Öte yandan Kırım Tatarlarının eğitimde baskı altında olduklarını da ifade etti. Yüksel, “Bir sınıfta 8 çocuk toplanırsa ve veliler dilekçe yazarsa Kırım Tatar Dili sınıfı açılıyor. Ancak kitap yok, hoca yok, Rusça dayatıyorlar. Yüzde 60 oranla Kırım Tatar Dili sınıfları kapatıldı” ifadelerini kullandı. Rusya’nın Kırım’daki demografik yapıyı değiştirdiğini de anlatan Yüksel, “İşgalden önce (Kırım'da) 2 milyon insan yaşıyordu. Bunlardan yüzde 13’ü Kırım Tatarı, yüzde 24’ü Ukrain, yüzde 50’si Rus, kalanı da diğer milletten idi ancak bugün 3 milyona yakın insan yaşıyor ve 1 milyonu Rusya’dan geldi” dedi. Yüksel, yarımadadaki etnik yapıyla birlikte Rus propagandasının yaygınlaşmasından endişe duyulduğunu belirtti.

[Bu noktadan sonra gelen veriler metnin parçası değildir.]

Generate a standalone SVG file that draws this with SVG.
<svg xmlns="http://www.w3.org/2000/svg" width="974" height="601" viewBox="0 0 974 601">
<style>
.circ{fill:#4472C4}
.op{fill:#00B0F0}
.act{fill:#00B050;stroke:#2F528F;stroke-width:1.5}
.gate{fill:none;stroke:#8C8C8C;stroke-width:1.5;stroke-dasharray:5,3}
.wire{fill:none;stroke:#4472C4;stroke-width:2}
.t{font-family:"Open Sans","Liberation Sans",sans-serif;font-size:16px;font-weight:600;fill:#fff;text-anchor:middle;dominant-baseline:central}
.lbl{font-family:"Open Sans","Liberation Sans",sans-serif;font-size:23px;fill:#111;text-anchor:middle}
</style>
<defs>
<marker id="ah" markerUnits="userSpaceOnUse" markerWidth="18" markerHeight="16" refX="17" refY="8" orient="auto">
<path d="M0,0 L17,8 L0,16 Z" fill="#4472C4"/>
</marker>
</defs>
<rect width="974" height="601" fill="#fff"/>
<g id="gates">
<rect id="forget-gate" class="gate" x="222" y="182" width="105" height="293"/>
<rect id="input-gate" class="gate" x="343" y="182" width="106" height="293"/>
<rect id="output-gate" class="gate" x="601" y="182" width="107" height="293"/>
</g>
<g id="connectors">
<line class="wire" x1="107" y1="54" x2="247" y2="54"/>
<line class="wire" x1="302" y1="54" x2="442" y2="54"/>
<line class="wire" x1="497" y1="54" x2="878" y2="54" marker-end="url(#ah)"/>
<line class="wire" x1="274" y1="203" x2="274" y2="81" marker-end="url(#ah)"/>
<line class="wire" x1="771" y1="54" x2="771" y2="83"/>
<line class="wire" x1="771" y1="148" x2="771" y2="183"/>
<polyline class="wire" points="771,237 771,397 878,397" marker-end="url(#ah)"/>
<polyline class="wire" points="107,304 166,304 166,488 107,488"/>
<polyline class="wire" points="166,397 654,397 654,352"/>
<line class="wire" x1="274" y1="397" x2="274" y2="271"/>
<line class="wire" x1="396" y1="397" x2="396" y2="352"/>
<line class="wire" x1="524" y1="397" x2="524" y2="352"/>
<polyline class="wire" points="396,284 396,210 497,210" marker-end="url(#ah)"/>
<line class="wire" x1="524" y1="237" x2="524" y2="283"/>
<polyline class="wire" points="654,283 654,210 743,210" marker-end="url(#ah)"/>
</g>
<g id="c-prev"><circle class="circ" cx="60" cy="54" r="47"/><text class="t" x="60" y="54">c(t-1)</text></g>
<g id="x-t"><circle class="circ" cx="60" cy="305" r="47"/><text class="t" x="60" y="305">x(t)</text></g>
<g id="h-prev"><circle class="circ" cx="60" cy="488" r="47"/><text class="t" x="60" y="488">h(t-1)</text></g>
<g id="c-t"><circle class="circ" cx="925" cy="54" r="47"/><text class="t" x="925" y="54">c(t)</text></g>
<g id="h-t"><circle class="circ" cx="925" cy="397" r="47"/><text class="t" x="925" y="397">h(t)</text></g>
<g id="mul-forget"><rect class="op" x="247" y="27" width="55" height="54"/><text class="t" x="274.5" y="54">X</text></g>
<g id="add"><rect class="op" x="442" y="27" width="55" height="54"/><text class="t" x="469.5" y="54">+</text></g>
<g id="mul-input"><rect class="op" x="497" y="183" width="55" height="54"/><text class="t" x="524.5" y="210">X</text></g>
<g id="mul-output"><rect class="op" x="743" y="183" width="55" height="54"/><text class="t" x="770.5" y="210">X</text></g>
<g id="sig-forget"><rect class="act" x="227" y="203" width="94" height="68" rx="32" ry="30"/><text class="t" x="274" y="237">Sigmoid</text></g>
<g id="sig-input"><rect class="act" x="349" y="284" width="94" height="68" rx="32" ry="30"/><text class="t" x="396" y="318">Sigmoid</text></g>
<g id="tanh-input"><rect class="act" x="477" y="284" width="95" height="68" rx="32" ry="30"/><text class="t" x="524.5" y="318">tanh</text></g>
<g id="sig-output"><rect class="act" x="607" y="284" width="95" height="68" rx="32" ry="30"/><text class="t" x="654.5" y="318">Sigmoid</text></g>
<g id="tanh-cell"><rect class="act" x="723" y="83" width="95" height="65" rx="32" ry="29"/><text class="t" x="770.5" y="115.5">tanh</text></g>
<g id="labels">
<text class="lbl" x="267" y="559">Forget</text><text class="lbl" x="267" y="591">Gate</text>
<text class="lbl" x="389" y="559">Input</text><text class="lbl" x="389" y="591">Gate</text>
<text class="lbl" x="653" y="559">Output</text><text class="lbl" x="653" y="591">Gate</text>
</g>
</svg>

"KIRIM'IN RUSYA'YA İHTİYACI YOK"

Yüksel, “Rusya tüm bu yaptıklarını sözde 'Kırım’ı kurtarmak için' sözlerinin arkasına sığınıyor. Bizim Rusya’ya ihtiyacımız yoktu, kimse Rusya’ya sığınmadı. Şimdi dejavu yaşıyoruz. Herson, Zaporijjya, Mıkolayiv tablosu Kırım ile bire bir. Orada sıcak çatışma olsa da Ruslar internet, medya bağlantısını kesiyor, insani yardımı kapatıyor” ifadelerini kullandı.

"UKRAYNA BU SAVAŞTAN, İŞGAL ALTINDAKİ TOPRAKLARI KAZANARAK ÇIKACAK"

Programın sonunda Yüksel, “Bu savaş Ukrayna zaferiyle bitecek. Ukrayna işgal altındaki topraklarını; Donbas’ı ve Kırım’ı alarak zafer elde edecek, bu yönden çok umutluyuz.” dedi.